Nowadays, there are unlimited amounts of discovering new music without getting off your couch. However, collectors should not neglect the power of going offline for your newest additions to the selection.
Everybody knows the obvious practice of buying records by admired artists or covers that are really appealing, but what are other ways to decide on your next record buy?
Both beginner spinner’s, as well as seasoned selectors, will find some good info below.
Prepare yourself before
How to familiarize myself with my record music niche?
Start with digging through your current record collection. Read the credits on the record cover.
Which record companies or music labels do you see coming back? It is an almost guarantee you’ll like other work coming from them. For example, do you already have some work from Giegling? Don’t be afraid to experiment with one of their older or newer releases.
You probably already know which musicians you enjoy, however, give the smaller artists featuring on the album a try. Next, look for the producers and sound arrangers that have worked on the records. Even look for songwriting credits. Chances are you’d like work from the people working on other things.
Lastly, what genres and song patterns do you like? Do you like a saxophone section in lo-fi music on songs that are at least 8 minutes long? Plainly try to dig for only these specific characteristics.
Which record store am I going to?
Record stores often are specialized in certain genres and niches. Accustom yourself to what record boutique you are going to. What is this record store known for? Does it have a listening station? Ask around with fellow record diggers or have a look online.
Next, see if there are certain events happening around you? Is there a sales weekend at a certain record collection? Are there fairs happening around me in the near future? Make sure to not miss record digging opportunities.
Set a budget aside for discoveries
Can you set aside a budget per month for records that will pull you into new rabbit holes? If you have a determined amount to spend on experiments, you’ll definitely be more appealed to go beyond your front line of music choices.

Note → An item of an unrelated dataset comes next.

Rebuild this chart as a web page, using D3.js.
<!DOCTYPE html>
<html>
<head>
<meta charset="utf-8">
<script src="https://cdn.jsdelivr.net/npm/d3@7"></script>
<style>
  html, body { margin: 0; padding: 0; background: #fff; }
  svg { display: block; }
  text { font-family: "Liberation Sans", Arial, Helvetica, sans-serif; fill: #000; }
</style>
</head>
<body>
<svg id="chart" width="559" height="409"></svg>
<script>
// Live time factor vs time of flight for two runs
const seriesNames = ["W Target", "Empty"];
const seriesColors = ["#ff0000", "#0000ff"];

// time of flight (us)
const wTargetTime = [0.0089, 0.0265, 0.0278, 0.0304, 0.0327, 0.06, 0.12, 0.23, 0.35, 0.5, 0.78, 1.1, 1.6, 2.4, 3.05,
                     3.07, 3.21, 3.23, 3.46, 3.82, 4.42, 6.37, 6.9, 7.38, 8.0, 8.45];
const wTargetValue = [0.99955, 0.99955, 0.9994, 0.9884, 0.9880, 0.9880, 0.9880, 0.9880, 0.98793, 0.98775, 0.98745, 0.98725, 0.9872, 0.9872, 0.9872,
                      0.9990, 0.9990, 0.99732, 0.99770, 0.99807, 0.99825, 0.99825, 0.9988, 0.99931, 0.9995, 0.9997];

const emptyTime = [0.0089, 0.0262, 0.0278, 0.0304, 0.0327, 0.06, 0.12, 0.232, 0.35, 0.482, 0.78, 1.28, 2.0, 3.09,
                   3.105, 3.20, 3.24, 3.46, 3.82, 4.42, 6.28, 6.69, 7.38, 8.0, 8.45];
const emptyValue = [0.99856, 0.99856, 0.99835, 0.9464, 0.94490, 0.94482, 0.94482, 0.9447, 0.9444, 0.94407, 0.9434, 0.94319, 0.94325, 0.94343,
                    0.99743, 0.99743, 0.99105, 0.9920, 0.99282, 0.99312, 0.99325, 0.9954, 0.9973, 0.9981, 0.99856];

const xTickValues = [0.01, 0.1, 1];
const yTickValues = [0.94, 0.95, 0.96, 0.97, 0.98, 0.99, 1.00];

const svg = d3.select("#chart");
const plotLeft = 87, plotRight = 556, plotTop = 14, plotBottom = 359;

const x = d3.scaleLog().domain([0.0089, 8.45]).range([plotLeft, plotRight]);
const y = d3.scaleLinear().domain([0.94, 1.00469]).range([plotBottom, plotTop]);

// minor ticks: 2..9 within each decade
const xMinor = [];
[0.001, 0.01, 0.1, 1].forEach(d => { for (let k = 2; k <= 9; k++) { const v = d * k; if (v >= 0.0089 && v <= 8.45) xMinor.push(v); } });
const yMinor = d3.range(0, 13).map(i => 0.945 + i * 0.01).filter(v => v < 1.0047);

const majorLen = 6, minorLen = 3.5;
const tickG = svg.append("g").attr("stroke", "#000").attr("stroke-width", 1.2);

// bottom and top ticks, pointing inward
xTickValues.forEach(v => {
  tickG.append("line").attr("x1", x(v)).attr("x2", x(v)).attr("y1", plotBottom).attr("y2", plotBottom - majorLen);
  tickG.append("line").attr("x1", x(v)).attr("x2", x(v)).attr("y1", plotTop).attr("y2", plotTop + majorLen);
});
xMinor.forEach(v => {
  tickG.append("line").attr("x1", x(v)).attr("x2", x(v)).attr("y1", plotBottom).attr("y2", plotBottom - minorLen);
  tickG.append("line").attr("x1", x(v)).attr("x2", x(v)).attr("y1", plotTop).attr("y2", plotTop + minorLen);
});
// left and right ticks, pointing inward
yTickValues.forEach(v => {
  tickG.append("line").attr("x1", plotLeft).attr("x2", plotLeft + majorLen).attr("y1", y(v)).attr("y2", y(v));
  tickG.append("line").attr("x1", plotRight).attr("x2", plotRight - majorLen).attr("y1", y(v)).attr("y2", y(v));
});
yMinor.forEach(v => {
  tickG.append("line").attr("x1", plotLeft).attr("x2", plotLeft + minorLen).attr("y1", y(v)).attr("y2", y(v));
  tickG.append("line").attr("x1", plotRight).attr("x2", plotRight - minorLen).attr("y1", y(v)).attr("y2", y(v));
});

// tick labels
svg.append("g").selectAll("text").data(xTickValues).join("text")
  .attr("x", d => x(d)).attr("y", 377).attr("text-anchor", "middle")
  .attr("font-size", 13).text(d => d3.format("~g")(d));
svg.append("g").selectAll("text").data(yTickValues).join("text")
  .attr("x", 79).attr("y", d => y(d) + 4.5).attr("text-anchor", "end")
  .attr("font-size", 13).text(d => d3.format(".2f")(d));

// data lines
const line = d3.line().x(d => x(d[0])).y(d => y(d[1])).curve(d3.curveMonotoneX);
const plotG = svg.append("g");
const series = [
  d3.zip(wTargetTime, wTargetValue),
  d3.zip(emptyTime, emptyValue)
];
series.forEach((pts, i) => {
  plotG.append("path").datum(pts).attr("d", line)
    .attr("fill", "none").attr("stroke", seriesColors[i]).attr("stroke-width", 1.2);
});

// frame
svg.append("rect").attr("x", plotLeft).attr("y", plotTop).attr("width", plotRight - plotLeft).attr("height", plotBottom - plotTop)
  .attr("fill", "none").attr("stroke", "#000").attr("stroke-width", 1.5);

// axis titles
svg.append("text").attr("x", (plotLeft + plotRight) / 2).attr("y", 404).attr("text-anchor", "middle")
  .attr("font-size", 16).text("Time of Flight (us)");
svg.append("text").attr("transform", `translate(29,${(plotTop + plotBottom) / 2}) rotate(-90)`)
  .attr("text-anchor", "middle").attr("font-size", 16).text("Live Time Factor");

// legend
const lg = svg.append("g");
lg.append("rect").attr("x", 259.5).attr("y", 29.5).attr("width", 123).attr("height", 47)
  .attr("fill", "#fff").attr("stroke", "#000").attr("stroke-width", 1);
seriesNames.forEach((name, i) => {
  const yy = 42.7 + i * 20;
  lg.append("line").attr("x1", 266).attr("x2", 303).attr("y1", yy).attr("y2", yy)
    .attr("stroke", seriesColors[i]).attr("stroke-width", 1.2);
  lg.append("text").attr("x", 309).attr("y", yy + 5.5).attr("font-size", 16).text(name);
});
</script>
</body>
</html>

We would advise starting with a relatively small budget to see if you like discovering new music this way. Your budget could go hand in hand with how many times you rinse and repeat.
Be clever in the store
Which section should I go to?
If it is your first time going to a store, we would advise starting with the new arrivals section in the store. The new arrivals often will quickly give a feel of what the boutique is about, what niches it is specialized in, or what selectors it attracts. Depending on how surprised you are, you could determine how long you should spend on the other sections in the store. This should not be a hard rule though.
The benefit of new arrivals is that you have a glimpse of the store’s advised selection, of the best they have recently. A drawback is that these are often the most expensive and will quickly burn up your budget.

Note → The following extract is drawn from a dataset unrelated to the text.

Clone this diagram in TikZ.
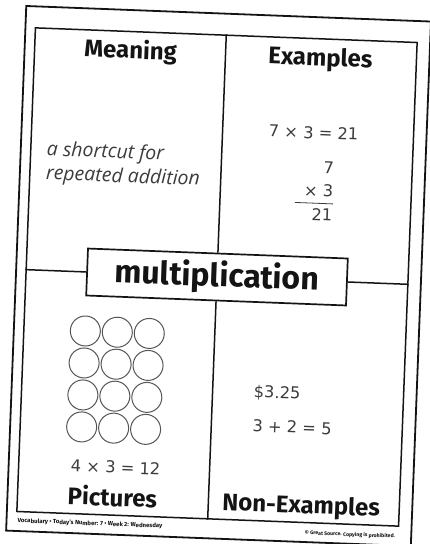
\documentclass[tikz,border=0pt]{standalone}
\usepackage{fontspec}
\setmainfont{Fira Sans}
\newfontfamily\numfont{DejaVu Sans}
\newfontfamily\handfont{Open Sans}
\definecolor{mInk}{HTML}{141414}
\definecolor{mPencil}{HTML}{3C3C3C}
\definecolor{mRing}{HTML}{555555}
\usepackage{tikz}
\usetikzlibrary{positioning}

\begin{document}
\begin{tikzpicture}[x=1pt, y=-1pt,
  sheetbox/.style={draw=mInk, line width=1.8pt, minimum width=405pt, minimum height=525pt, inner sep=0pt},
  framebox/.style={draw=mInk, line width=1.5pt, minimum width=382pt, minimum height=484pt, inner sep=0pt},
  titlebox/.style={draw=mInk, line width=1.7pt, fill=white, minimum width=260pt, minimum height=47pt, inner sep=0pt, text=mInk, font=\fontsize{32}{36}\selectfont\bfseries},
  divider/.style={draw=mInk, line width=1.5pt},
  heading/.style={anchor=base, inner sep=0pt, text=mInk, font=\fontsize{24}{28}\selectfont\bfseries},
  numtext/.style={anchor=base, inner sep=0pt, text=mPencil, font=\numfont\fontsize{16.3}{19}\selectfont},
  handtext/.style={anchor=north west, align=left, inner sep=0pt, text=mPencil, font=\handfont\itshape\fontsize{19.5}{24}\selectfont},
  footer/.style={inner sep=0pt, text=mInk, font=\fontsize{6}{7}\selectfont\bfseries}]
\useasboundingbox[fill=white] (0,0) rectangle (430,544);
\begin{scope}[rotate around={-2.2:(217,277)}, every node/.append style={transform shape}]
% frames
\node[sheetbox] (sheet) at (218.5,276) {};
\node[framebox] (frame) at (217,277) {};
\node[titlebox] (title) at (217,277) {multiplication};
\draw[divider] (frame.north) -- (title.north);
\draw[divider] (title.south) -- (frame.south);
\draw[divider] (frame.west) -- (title.west);
\draw[divider] (title.east) -- (frame.east);
% headings
\node[heading] (meaning) at (122,62) {Meaning};
\node[heading] (examples) at (312,62) {Examples};
\node[heading] (pictures) at (121,510) {Pictures};
\node[heading] (nonex) at (310,510) {Non-Examples};
% meaning
\node[handtext] (definition) at (42,147) {a shortcut for\\repeated addition};
% examples
\node[numtext] (fact) at (308,135) {7 × 3 = 21};
\node[numtext, anchor=base east] (top) at (330,169) {7};
\node[numtext, anchor=base east] (mid) at (330,193) {× 3};
\draw[mPencil, line width=0.8pt] (292,199.5) -- (330,199.5);
\node[numtext, anchor=base east] (prod) at (330,217) {21};
% pictures
\foreach \r in {0,1,2,3}
  \foreach \c in {0,1,2}
    \draw[mRing, line width=1pt] (87.5+32*\c, 336+32*\r) circle[radius=15pt];
\node[numtext] (array) at (123,477) {4 × 3 = 12};
% non-examples
\node[numtext, anchor=base west] (money) at (258,396) {\$3.25};
\node[numtext, anchor=base west] (addsum) at (258,430) {3 + 2 = 5};
% footer
\node[footer, anchor=base west] (foot) at (27,530) {Vocabulary • Today's Number: 7 • Week 2: Wednesday};
\node[footer, anchor=base east, font=\fontsize{5.2}{6}\selectfont\bfseries] (copy) at (405,531) {© Great Source. Copying is prohibited.};
\end{scope}
\end{tikzpicture}
\end{document}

The section per genre is a productive way to discover new music fast. It will already make your journey through a genre easier and give inspiration for trends you see on the credits on the cover.
Proceed with a little caution though, it could be that some of these never left the new arrival section and thus often were not good enough for the connoisseurs of the store.
If you arrive at the used, crate-digging section, you should be the most careful but you can find real jewels here. For various reasons, people sell their vinyl to a store.
If you are lucky and a collector from 10 years ago who has gotten other priorities just brought in a record treasure.
What tips should I keep in mind?
Always try to go with something that you like. Do you have a listening station in the store? Use it. Do you have a good gut feeling about the artist and cover image? Experiment. You’ll learn from your mistakes and you’ll enjoy the process of getting better at this.
Talk with the store owner or staff. Explain what you like and see if they have any recommendations. Try to become acquainted or friends if you’re planning to return. Who knows that one day they’ll call you up to come immediately because a retired DJ has brought in his full second-hand collection.
Respect the discovery process. Don’t go into a record store or to a fair if you don’t have the time. Have other people with you? Make sure they like doing it. If you get distracted from the discovery process, you could miss out on good crates or buy garbage you shouldn’t have bought.
Have an eye for the time period of unknown vinyl. Do you like certain years of records? For example, record pressing knew a real decline from the early ’90s until the early ’10s indicating most records pressed in this time were known to sell well to selectors.
Have a feel of what location the music is from. Are you from a city or think certain locations do have good music? Discovering records all coming from where you grew up or Brussels could result in a cherished niche collection.
Inspect the used vinyl’s quality. If the cover looks totally worn out, chances are the record quality is too. Are you allowed to get the record out of the cover? inspect for scratches or greasy fingers. You will not enjoy a record with scratches, even if it is a rare find.
Try to experiment with new records in a controlled way. Is there a sale of 20 crap records you’ll probably only listen once for 60 euro? This money could be used to buy 4 records you’ll have days of listening pleasure from.
Last but not least, bend with your knees, not your back. Crate digging could mess up your back if not done the correct way.
Preparing yourself properly before going to a record store will greatly increase the probability to discover new music that you’ll like. You should familiarize yourself with your record music taste, identify which store or event you are going to and decide how much budget you have over for it.
Next, be clever in the store. All store sections have their benefits and possible downsides. Our most important tips to keep in mind are listed too!
What is your favorite way for discovering new records in a store?